Procrastination. It's a huge problem for me. I'm procrastinating RIGHT NOW so that I don't study for the GRE or at least go work out, or even wash a few dishes. I actually have to go down to Houston for a small bit. I want to see the parents as much as I can. But, I have so much to do.

All this procrastination is really stopping me from living my life. My all the suck things that are happening are due to the fact that I'm stopping myself. Somehow, I'm stopping myself from really doing what I want to do. This is awful. Let's get this done.

Tuesday, July 5, 2011

The Dreamscape

        I had a chock full of dreams last night. It was amazing. I remember most of them pretty well. One of them was about some kind of rush to go somewhere or do something that had to do with my cousin and her husband. In my dream they weren't married yet but about to be and there was some urgency. But we all ended up getting into a red car and traveling somewhere. Later on, I get out of the car and I am greeted by a really old friend. Probably one of my oldest friends from pre-kindergarten. He goes to my college now but we've drifted so far apart we can only be classified as strangers now. It makes me a bit sad but after a long time I've come to terms with it more or less. In the dream he's a car attendant and he doesn't recognize me. We get along really well and catch up on everything.
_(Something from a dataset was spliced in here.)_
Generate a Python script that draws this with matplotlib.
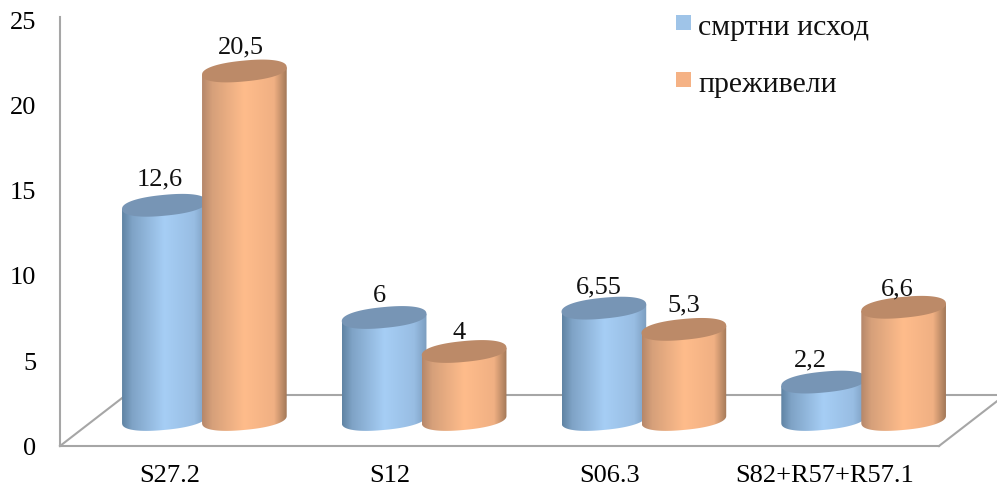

It was nice. It's just odd to see him as a car attendant washing the car, etc since he's really well-dressed these days and everything. It felt as if we could one day be the best of friends again, but at the same time it felt like it would never happen since both of us were still ultimately strangers to each other in the dream.
        The most memorable dream I had that night was with my now deceased grandpa and I think my grandma as well. It was actually the first of my dreams. Up till now I had never had a dream of him. It was kind of just what I needed though, because all we were doing was spending time with each other. The house we were in was their old house, but it was strangely illuminated by only one singular light so the rest of the house was swathed in degrees of darkness and shadow. At the same time it wasn't scary but warm and comforting. For a small moment it felt so real and it made me extremely happy that I was reunited with them and I could have that last talk with them that I neglected to have with them before. It is rather unusual for me to feel great waves of happiness or emotion in a dream. In retrospect, I'm not sure why it took me so long to realize it was all a dream because somewhere in that particular dream I saw gramps guest star on Sesame Street. He was in costume as a homeless man. He looked like Oscar, from Arrested Development. Identical to this picture.

So yeah, it was a dream. But it was a good one. A dream sequence that made me think and cause me to take a few moments out of my day and just look back on my life. Interesting.